Rt 5 Construction in Works

After over 20 years of plans, deliberations and complications, construction on Route 5 has begun with the intention to make the highway safer, especially for pedestrians.
The Capital Design Advisory Committee has three projects it is currently working on, with Route 5 being one of them. The committee hopes to bring better lighting, improved crosswalks and a way to make sure cars obey the posted speed limit. Associate Vice President of Planning and Facilities Chip Jackson has been working on this project since 1987. “The first ideas for Route 5 safety began in 1987,” said Jackson, “and the planning began in 1992.” However, complications arose and the project never went through. In 2008, more serious planning began for traffic calming.

Right now, one of the main focuses to improve safety is on forcing drivers to acknowledge and drive the actual speed limit for this stretch of the highway. “The speed limit for the area is 30 mph, but the road is built for cars to go 50 mph,” said Jackson. “Right now the road suggests you can drive fast.” According to Jackson, if a person is hit by car that is going 40 mph or more, there is only an 8% chance of survival. However, highway engineers have methods of designing roads that will encourage drivers to drive quickly or slowly.  Narrowing the lanes would get drivers to go the speed limit, at which point the chance of survival after an accident jumps to about 60 percent.

In addition to the speed limit concern, campus officials and engineers are also considering painting more appropriately placed crosswalks, building a pedestrian bridge over Fisher’s Creek (much like the one that crosses St. John’s Pond), implementing more and better lighting along the road, and constructing elevated sidewalks. The sidewalks would serve at least two purposes: they would provide a safer place than the shoulder for pedestrians to walk and they would discourage crossing at anywhere other than at a designated crosswalk, since people are less likely to leave a raised sidewalk.

Though there have been no reported pedestrian accidents along Route 5, Jackson cited many “close calls” and noted numerous vehicle accidents. The overhaul is also part of a larger attempt, according to President Joseph Urgo, to improve safety on campus in general. Urgo noted the increased call boxes, the widening of the path leading to the Campus Center, and the pavement improvements to the paths by Glendening Hall.

Jackson and Urgo have been working with the local and college community to get feedback on the plans through open houses and open-to-the-public meetings. “I’ve spoken to elected officials, our State Delegate and our State Representative, along with locals,” Urgo said. “The main concern with locals is if firetrucks and police cars will be able to get through. Also, Route 5 is an evacuation route so we want to make sure that isn’t impaired.” Because of these concerns, officials have eliminated some traditional traffic calming methods such as speed bumps and medians.

In addition to evacuation concerns, Urgo noted the importance of maintaining the aesthetic of the road. “[We] don’t want to do anything that would compromise the glory of the turn [and] the view of the water.” Consequently, the intention is to do nothing that would dramatically alter the look.

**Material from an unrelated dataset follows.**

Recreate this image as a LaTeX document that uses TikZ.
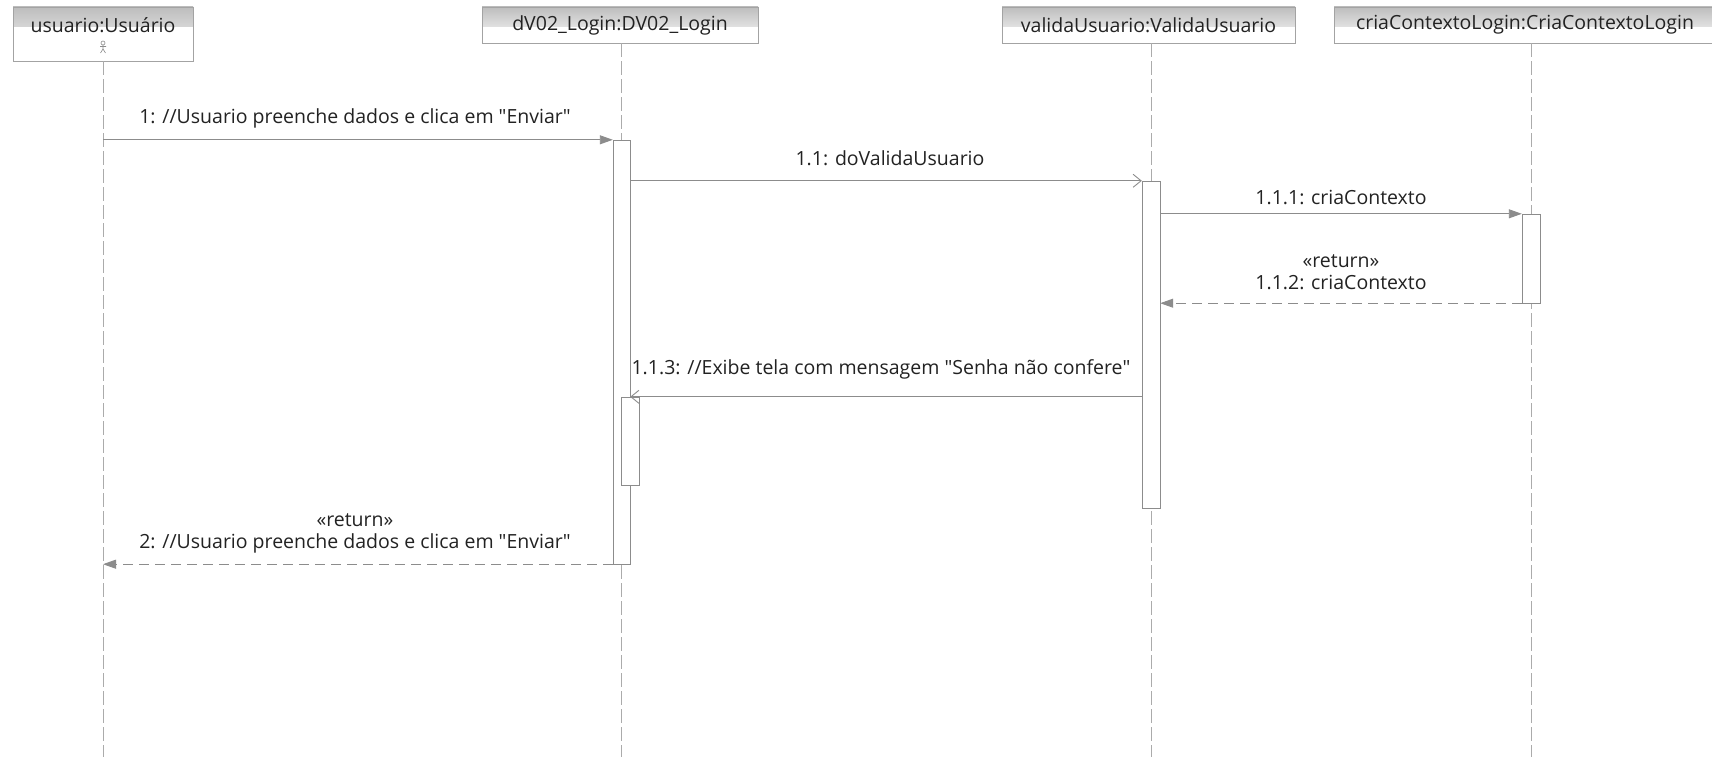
\documentclass[tikz,border=0pt]{standalone}
\usepackage{fontspec}
\setmainfont{Open Sans}
\usetikzlibrary{arrows.meta}
\definecolor{linegray}{HTML}{8C8C8C}
\definecolor{lifegray}{HTML}{ABABAB}
\definecolor{boxgray}{HTML}{A3A3A3}
\definecolor{headgray}{HTML}{BDBDBD}
\definecolor{txt}{HTML}{222222}
\newcommand{\qq}{\textquotedbl}
\begin{document}
\begin{tikzpicture}[x=1pt,y=-1pt,
  font=\fontsize{19.5}{22}\selectfont,
  objbox/.style={draw=boxgray, line width=0.8pt, fill=white, inner sep=0pt, text=txt,
    path picture={\shade[top color=headgray, bottom color=white]
      (path picture bounding box.north west) rectangle ([yshift=-20pt]path picture bounding box.north east);}},
  objtext/.style={inner sep=0pt, text=txt},
  act/.style={draw=linegray, line width=0.8pt, fill=white, inner sep=0pt},
  life/.style={draw=lifegray, line width=0.8pt, dash pattern=on 14pt off 4pt},
  callmsg/.style={draw=linegray, line width=0.9pt, -{Triangle[length=13pt,width=9pt]}},
  asyncmsg/.style={draw=linegray, line width=0.9pt, -{Straight Barb[length=8pt,width=13pt]}},
  retmsg/.style={draw=linegray, line width=0.9pt, dash pattern=on 10pt off 6pt, -{Triangle[length=13pt,width=9pt]}},
  lbl/.style={inner sep=0pt, text=txt, align=center},
  icon/.style={draw=linegray, line width=0.6pt}
]
\clip (0,0) rectangle (1712,759);
\useasboundingbox (0,0) rectangle (1712,759);
\fill[white] (0,0) rectangle (1712,759);
\coordinate (bot) at (0,757);

% objects
\node[objbox, minimum width=180pt, minimum height=54pt] (u) at (103,34) {};
\node[objtext] (ut) at (103,25) {usuario:Usuário};
\node[objbox, minimum width=276pt, minimum height=36pt] (d) at (620,25) {dV02\_Login:DV02\_Login};
\node[objbox, minimum width=293pt, minimum height=36pt] (v) at (1148.5,25) {validaUsuario:ValidaUsuario};
\node[objbox, minimum width=382pt, minimum height=36pt] (c) at (1525,25) {criaContextoLogin:CriaContextoLogin};

% actor icon
\draw[icon] (103,43) circle (2pt);
\draw[icon] (103,45) -- (103,49) (100,46.5) -- (106,46.5) (103,49) -- (100.5,53) (103,49) -- (105.5,53);

% activation bars (positions)
\path (621.5,352) node[inner sep=0pt, minimum width=17pt, minimum height=424pt] (a1) {};
\path (1151,344.5) node[inner sep=0pt, minimum width=18pt, minimum height=327pt] (b1) {};
\path (1531,258.5) node[inner sep=0pt, minimum width=18pt, minimum height=89pt] (c1) {};
\path (630,441) node[inner sep=0pt, minimum width=18pt, minimum height=88pt] (a2) {};

% lifelines
\draw[life] (u.south) -- (u |- bot);
\draw[life] (a1 |- d.south) -- (a1 |- bot);
\draw[life] (b1 |- v.south) -- (b1 |- bot);
\draw[life] (c1 |- c.south) -- (c1 |- bot);

% activation boxes drawn
\node[act, minimum width=17pt, minimum height=424pt] at (a1) {};
\node[act, minimum width=18pt, minimum height=327pt] at (b1) {};
\node[act, minimum width=18pt, minimum height=89pt] at (c1) {};
\node[act, minimum width=18pt, minimum height=88pt] at (a2) {};

% messages
\draw[callmsg] (u |- a1.north) -- (a1.north west);
\node[lbl] (l1) at (355,118) {1: //Usuario preenche dados e clica em \qq Enviar\qq};

\draw[asyncmsg] (a1.east |- b1.north) -- (b1.north west);
\node[lbl] (l11) at (890,158) {1.1: doValidaUsuario};

\draw[callmsg] (b1.east |- c1.north) -- (c1.north west);
\node[lbl] (l111) at (1341,197) {1.1.1: criaContexto};

\draw[retmsg] (c1.south west) -- (b1.east |- c1.south);
\node[lbl] (l112) at (1341,272) {«return»\\1.1.2: criaContexto};

\draw[asyncmsg] (b1.west |- a2.north) -- (a1.east |- a2.north);
\node[lbl] (l113) at (881,369) {1.1.3: //Exibe tela com mensagem \qq Senha não confere\qq};

\draw[retmsg] (a1.south west) -- (u |- a1.south);
\node[lbl] (l2) at (355,533) {«return»\\2: //Usuario preenche dados e clica em \qq Enviar\qq};
\end{tikzpicture}
\end{document}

All of Route 5 construction is being paid for by federal funds and will cost about $1 million. Construction, tentatively, will begin next summer and take six to seven months to complete. Jackson “wants students, faculty and staff to be involved in the process and to come to the preliminary meetings.” The next open house will be Sept. 14 from 3 to 6 p.m. in Daugherty-Palmer Commons with another, more formal presentation happening at 7 p.m. at St. Mary’s Hall. The meetings are open to the public and students are encouraged to attend and provide their input.